AIM.
Set out each line from the following listing that includes the word "with".

-- START RECORDS FOR PROCESSING --

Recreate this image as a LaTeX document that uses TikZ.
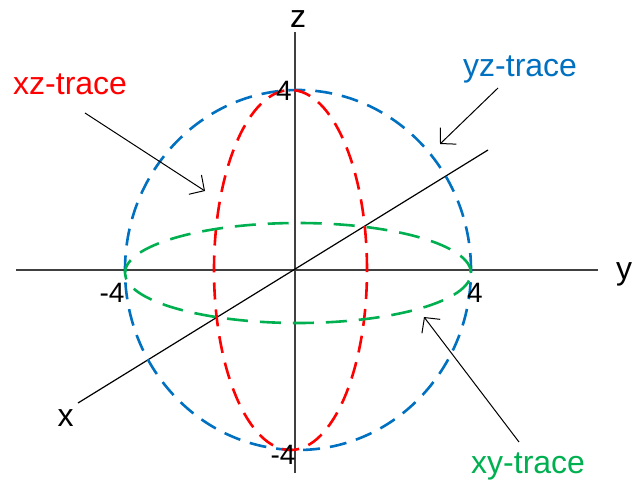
\documentclass[tikz,border=0pt]{standalone}
\usepackage{fontspec}
\setmainfont{Liberation Sans}
\usetikzlibrary{arrows.meta}
\definecolor{yzblue}{RGB}{0,112,192}
\definecolor{xygreen}{RGB}{0,176,80}

\begin{document}
\begin{tikzpicture}[
  x=1pt, y=-1pt,
  axisln/.style={draw=black!75, line width=1.4pt},
  trace/.style={line width=2.6pt, dash pattern=on 17pt off 10pt},
  ptr/.style={-{Straight Barb[length=11pt,width=23pt]}, line width=1pt},
  axlab/.style={inner sep=0pt, anchor=base, font=\fontsize{32}{38}\selectfont},
  numlab/.style={inner sep=0pt, font=\fontsize{28}{34}\selectfont},
  tracelab/.style={inner sep=0pt, anchor=base west, font=\fontsize{32}{38}\selectfont}
]
  \useasboundingbox (0,0) rectangle (634,481);

  % axes
  \coordinate (yneg) at (16,270);
  \coordinate (ypos) at (598,270);
  \coordinate (ztop) at (295,32);
  \coordinate (zbot) at (295,473);
  \coordinate (xpos) at (78,403);
  \coordinate (xneg) at (488,150);

  \draw[axisln] (yneg) -- (ypos);
  \draw[axisln] (zbot) -- (ztop);
  \draw[black, line width=1.2pt] (xpos) -- (xneg);

  \node[axlab] (zlab) at (298,28)  {z};
  \node[axlab] (xlab) at (65.5,426) {x};
  \node[axlab] (ylab) at (624,279) {y};

  % traces
  \draw[trace, yzblue]  (298,270) ellipse [x radius=173pt, y radius=180pt];
  \draw[trace, red]     (290.5,270) ellipse [x radius=76.5pt, y radius=180pt];
  \draw[trace, xygreen, dash pattern=on 21pt off 12pt]
    (298,273) ellipse [x radius=173pt, y radius=50pt];

  \node[numlab] (nztop) at (284,91)  {4};
  \node[numlab] (nzbot) at (283,455) {-4};
  \node[numlab] (nyneg) at (112,293) {-4};
  \node[numlab] (nypos) at (475,293) {4};

  % labels and pointers
  \node[tracelab, red]     (xzlab) at (13,95)   {xz-trace};
  \node[tracelab, yzblue]  (yzlab) at (463,77)  {yz-trace};
  \node[tracelab, xygreen] (xylab) at (471,473) {xy-trace};

  \coordinate (xzfrom) at (85,113);
  \coordinate (xzto)   at (205,191);
  \coordinate (yzfrom) at (498,88);
  \coordinate (yzto)   at (440,144);
  \coordinate (xyfrom) at (519,442);
  \coordinate (xyto)   at (424,317);

  \draw[ptr] (xzfrom) -- (xzto);
  \draw[ptr] (yzfrom) -- (yzto);
  \draw[ptr] (xyfrom) -- (xyto);
\end{tikzpicture}
\end{document}
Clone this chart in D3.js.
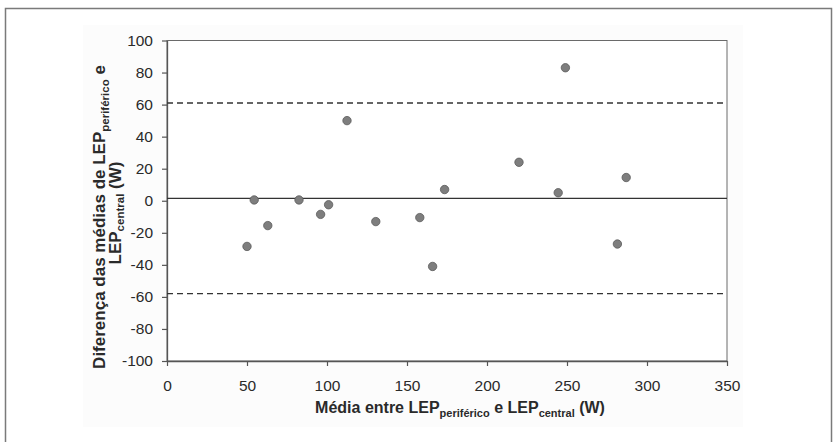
<!DOCTYPE html>
<html>
<head>
<meta charset="utf-8">
<script src="https://cdn.jsdelivr.net/npm/d3@7"></script>
<style>
  body { margin: 0; background: #fff; }
  svg { display: block; font-family: "Liberation Sans", Arial, sans-serif; }
</style>
</head>
<body>
<svg width="834" height="442"></svg>
<script>
// media entre LEP periferico e LEP central (W)
var meanW = [50, 54.5, 63, 82.5, 96, 101, 112.5, 130.5, 158, 166, 173.5, 220, 244.5, 249, 281.5, 287];
// diferenca das medias (W)
var diffW = [-28.5, 0.5, -15.5, 0.5, -8.5, -2.5, 50, -13, -10.5, -41, 7, 24, 5, 83, -27, 14.5];
var meanDiff = 1.5,
    upperLimit = 61,
    lowerLimit = -58;
var xTicks = [0, 50, 100, 150, 200, 250, 300, 350],
    yTicks = [-100, -80, -60, -40, -20, 0, 20, 40, 60, 80, 100];

var svg = d3.select("svg");

// outer frame of the figure
svg.append("rect")
    .attr("x", 5.5).attr("y", 8.5)
    .attr("width", 826).attr("height", 460)
    .attr("fill", "#fff")
    .attr("stroke", "#7a7a7a")
    .attr("stroke-width", 1.5);

// faint chart area
svg.append("rect")
    .attr("x", 83).attr("y", 25)
    .attr("width", 660).attr("height", 402)
    .attr("fill", "#fcfcfc");

var pLeft = 167, pRight = 727, pTop = 40.5, pBottom = 361;

var x = d3.scaleLinear().domain([0, 350]).range([pLeft, pRight]);
var y = d3.scaleLinear().domain([-100, 100]).range([pBottom, pTop]);

// plot area
svg.append("rect")
    .attr("x", pLeft).attr("y", pTop)
    .attr("width", pRight - pLeft).attr("height", pBottom - pTop)
    .attr("fill", "#fff")
    .attr("stroke", "#6a6a6a")
    .attr("stroke-width", 1);

// plain hyphen for negatives, like the original
var fmt = function(d){ return String(d); };

var xAxis = svg.append("g")
    .attr("transform", "translate(0," + pBottom + ")")
    .call(d3.axisBottom(x).tickValues(xTicks).tickFormat(fmt).tickSize(5).tickPadding(14).tickSizeOuter(0));

var yAxis = svg.append("g")
    .attr("transform", "translate(" + pLeft + ",0)")
    .call(d3.axisLeft(y).tickValues(yTicks).tickFormat(fmt).tickSize(5).tickPadding(9).tickSizeOuter(0));

[xAxis, yAxis].forEach(function(a){
  a.select(".domain").attr("stroke", "#555").attr("stroke-width", 1.3);
  a.selectAll(".tick line").attr("stroke", "#555").attr("stroke-width", 1.2);
  a.selectAll(".tick text")
    .attr("fill", "#2a2a2a")
    .style("font-size", "15.5px")
    .style("font-family", "'Liberation Sans', Arial, sans-serif");
});

// mean and limits of agreement
svg.append("line")
    .attr("x1", pLeft).attr("x2", pRight)
    .attr("y1", y(meanDiff)).attr("y2", y(meanDiff))
    .attr("stroke", "#333").attr("stroke-width", 1.4);

[upperLimit, lowerLimit].forEach(function(v){
  svg.append("line")
    .attr("x1", pLeft).attr("x2", pRight)
    .attr("y1", y(v)).attr("y2", y(v))
    .attr("stroke", "#333").attr("stroke-width", 1.3)
    .attr("stroke-dasharray", "6,4");
});

var pts = meanW.map(function(d, i){ return {x: d, y: diffW[i]}; });

svg.append("g")
    .selectAll("circle")
    .data(pts)
    .enter().append("circle")
    .attr("cx", function(d){ return x(d.x); })
    .attr("cy", function(d){ return y(d.y); })
    .attr("r", 4.2)
    .attr("fill", "#7e7e7e")
    .attr("stroke", "#5a5a5a")
    .attr("stroke-width", 0.8);

// axis titles with subscripts
var xTitle = svg.append("text")
    .attr("x", 460).attr("y", 413)
    .attr("text-anchor", "middle")
    .attr("fill", "#2a2a2a")
    .style("font-size", "16px")
    .style("font-weight", "bold");
xTitle.append("tspan").text("Média entre LEP");
xTitle.append("tspan").attr("dy", 4).style("font-size", "11px").text("periférico");
xTitle.append("tspan").attr("dy", -4).text(" e LEP");
xTitle.append("tspan").attr("dy", 4).style("font-size", "11px").text("central");
xTitle.append("tspan").attr("dy", -4).text(" (W)");

var yTitle = svg.append("g")
    .attr("transform", "translate(105,217) rotate(-90)");

var l1 = yTitle.append("text")
    .attr("text-anchor", "middle")
    .attr("fill", "#2a2a2a")
    .style("font-size", "17px")
    .style("font-weight", "bold");
l1.append("tspan").text("Diferença das médias de LEP");
l1.append("tspan").attr("dy", 4).style("font-size", "11.5px").text("periférico");
l1.append("tspan").attr("dy", -4).text(" e");

var l2 = yTitle.append("text")
    .attr("y", 16)
    .attr("x", 4)
    .attr("text-anchor", "middle")
    .attr("fill", "#2a2a2a")
    .style("font-size", "17px")
    .style("font-weight", "bold");
l2.append("tspan").text("LEP");
l2.append("tspan").attr("dy", 3).style("font-size", "11.5px").text("central");
l2.append("tspan").attr("dy", -3).text(" (W)");
</script>
</body>
</html>
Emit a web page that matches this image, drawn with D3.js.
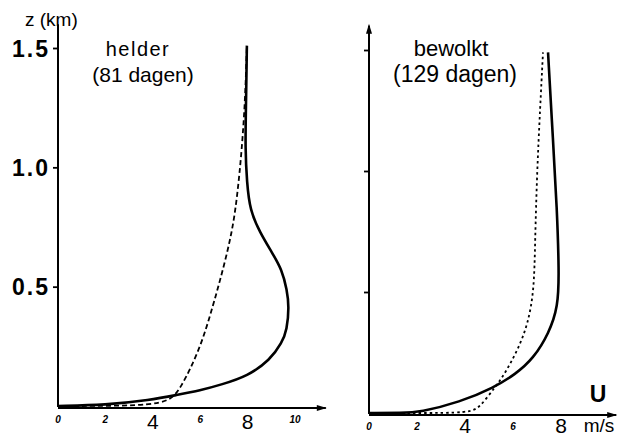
<!DOCTYPE html>
<html>
<head>
<meta charset="utf-8">
<script src="https://cdn.jsdelivr.net/npm/d3@7"></script>
<style>
  body { margin: 0; background: #fff; }
  svg { display: block; font-family: "Liberation Sans", Arial, sans-serif; }
</style>
</head>
<body>
<svg id="chart" width="627" height="441"></svg>
<script>
// wind speed U (m/s) against height z (km)
const zTicks = [0.5, 1.0, 1.5];
const zTickLabels = ["0.5", "1.0", "1.5"];
const uTicks = [0, 2, 4, 6, 8, 10];
const uTicksRight = [0, 2, 4, 6, 8];
const bigTicks = [4, 8];

// helder (81 dagen)
const helderSolidU = [0, 2.0, 3.9, 5.0, 6.0, 6.9, 8.0, 8.95, 9.45, 9.66, 9.75, 9.66, 9.45, 9.03, 8.52, 8.1, 7.97, 7.9, 7.93, 7.97];
const helderSolidZ = [0, 0.004, 0.025, 0.046, 0.065, 0.09, 0.125, 0.193, 0.265, 0.319, 0.416, 0.487, 0.571, 0.643, 0.727, 0.82, 0.937, 1.08, 1.25, 1.51];
const helderDashU = [0, 2.0, 4.6, 5.15, 6.0, 6.54, 6.96, 7.34, 7.55, 7.76, 7.9, 7.97];
const helderDashZ = [0, 0.0, 0.005, 0.067, 0.24, 0.42, 0.57, 0.727, 0.866, 1.076, 1.29, 1.51];

// bewolkt (129 dagen)
const bewolktSolidU = [0, 1.4, 2.1, 3.79, 5.2, 6.1, 6.85, 7.5, 7.88, 7.92, 7.83, 7.67, 7.46];
const bewolktSolidZ = [0, 0, 0.003, 0.045, 0.105, 0.16, 0.225, 0.33, 0.44, 0.58, 0.85, 1.12, 1.49];
const bewolktDashU = [0, 2.0, 4.2, 4.63, 5.25, 5.58, 6.2, 6.63, 6.88, 6.92, 7.0, 7.13, 7.25];
const bewolktDashZ = [0, 0, 0, 0.025, 0.107, 0.149, 0.26, 0.37, 0.51, 0.71, 0.99, 1.26, 1.49];

const svg = d3.select("#chart");

const panels = [
  {
    x: d3.scaleLinear().domain([0, 10]).range([58, 295]),
    y: d3.scaleLinear().domain([0, 1.5]).range([406, 48]),
    ticks: uTicks, uMax: 11.3, zMax: 1.6, arrowUp: false, labels: true, bigDy: 21,
    solid: [helderSolidU, helderSolidZ], dash: [helderDashU, helderDashZ], dashArr: "5,3",
    title: ["helder", "(81 dagen)"], tx: [138, 143], tSize: 20, tSpacing: 1.5
  },
  {
    x: d3.scaleLinear().domain([0, 8]).range([369, 561]),
    y: d3.scaleLinear().domain([0, 1.5]).range([413, 50]),
    ticks: uTicksRight, uMax: 10.3, zMax: 1.6, arrowUp: true, labels: false, bigDy: 18,
    solid: [bewolktSolidU, bewolktSolidZ], dash: [bewolktDashU, bewolktDashZ], dashArr: "2.5,3",
    title: ["bewolkt", "(129 dagen)"], tx: [451, 455], tSize: 22, tSpacing: 0
  }
];

panels.forEach(p => {
  const g = svg.append("g");

  // vertical axis
  const yAxis = d3.axisLeft(p.y).tickValues(zTicks).tickSize(5)
    .tickFormat((d, i) => p.labels ? zTickLabels[i] : "");
  const ga = g.append("g").attr("transform", `translate(${p.x(0)},0)`).call(yAxis);
  ga.select(".domain").remove();
  ga.selectAll(".tick line").attr("stroke", "#000").attr("stroke-width", 1.8);
  ga.selectAll(".tick text").attr("font-size", 23).attr("fill", "#000")
    .attr("font-weight", "bold").attr("letter-spacing", 2).attr("dy", "0.35em");

  g.append("line")
    .attr("x1", p.x(0)).attr("x2", p.x(0))
    .attr("y1", p.y(0) + 1).attr("y2", p.y(p.zMax))
    .attr("stroke", "#000").attr("stroke-width", 2);
  if (p.arrowUp) {
    const ax = p.x(0), ay = p.y(p.zMax);
    g.append("path").attr("d", `M${ax - 3},${ay + 8}L${ax},${ay - 2}L${ax + 3},${ay + 8}Z`).attr("fill", "#000");
  }

  // horizontal axis
  const x0 = p.x(0), x1 = p.x(p.uMax), yb = p.y(0) + 2;
  g.append("line").attr("x1", x0).attr("x2", x1).attr("y1", yb).attr("y2", yb)
    .attr("stroke", "#000").attr("stroke-width", 2);
  g.append("path").attr("d", `M${x1 - 9},${yb - 3}L${x1 + 1},${yb}L${x1 - 9},${yb + 3}Z`).attr("fill", "#000");

  p.ticks.forEach(t => {
    const big = bigTicks.includes(t);
    g.append("text")
      .attr("x", p.x(t)).attr("y", big ? yb + p.bigDy : yb + 15)
      .attr("text-anchor", "middle")
      .attr("font-size", big ? 21 : 10)
      .attr("font-style", big ? "normal" : "italic")
      .attr("font-weight", big ? "normal" : "bold")
      .text(t);
  });

  // curves
  const line = d3.line().x(d => p.x(d[0])).y(d => p.y(d[1])).curve(d3.curveBasis);
  g.append("path").datum(d3.zip(p.solid[0], p.solid[1]))
    .attr("d", line).attr("fill", "none").attr("stroke", "#000").attr("stroke-width", 2.6);
  g.append("path").datum(d3.zip(p.dash[0], p.dash[1]))
    .attr("d", line).attr("fill", "none").attr("stroke", "#000").attr("stroke-width", 1.8)
    .attr("stroke-dasharray", p.dashArr);

  // titles
  g.append("text").attr("x", p.tx[0]).attr("y", 56).attr("text-anchor", "middle")
    .attr("font-size", p.tSize).attr("letter-spacing", p.tSpacing).text(p.title[0]);
  g.append("text").attr("x", p.tx[1]).attr("y", 82).attr("text-anchor", "middle")
    .attr("font-size", p.tSize + 1).text(p.title[1]);
});

// axis names
svg.append("text").attr("x", 25).attr("y", 26).attr("font-size", 19).text("z (km)");
svg.append("text").attr("x", 598).attr("y", 402).attr("text-anchor", "middle")
  .attr("font-size", 23).attr("font-weight", "bold").text("U");
svg.append("text").attr("x", 599).attr("y", 432).attr("text-anchor", "middle")
  .attr("font-size", 19).text("m/s");
</script>
</body>
</html>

-- END RECORDS FOR PROCESSING --

CORRECT OUTPUT.
// axis titles with subscripts
Emit a web page that matches this image, drawn with D3.js.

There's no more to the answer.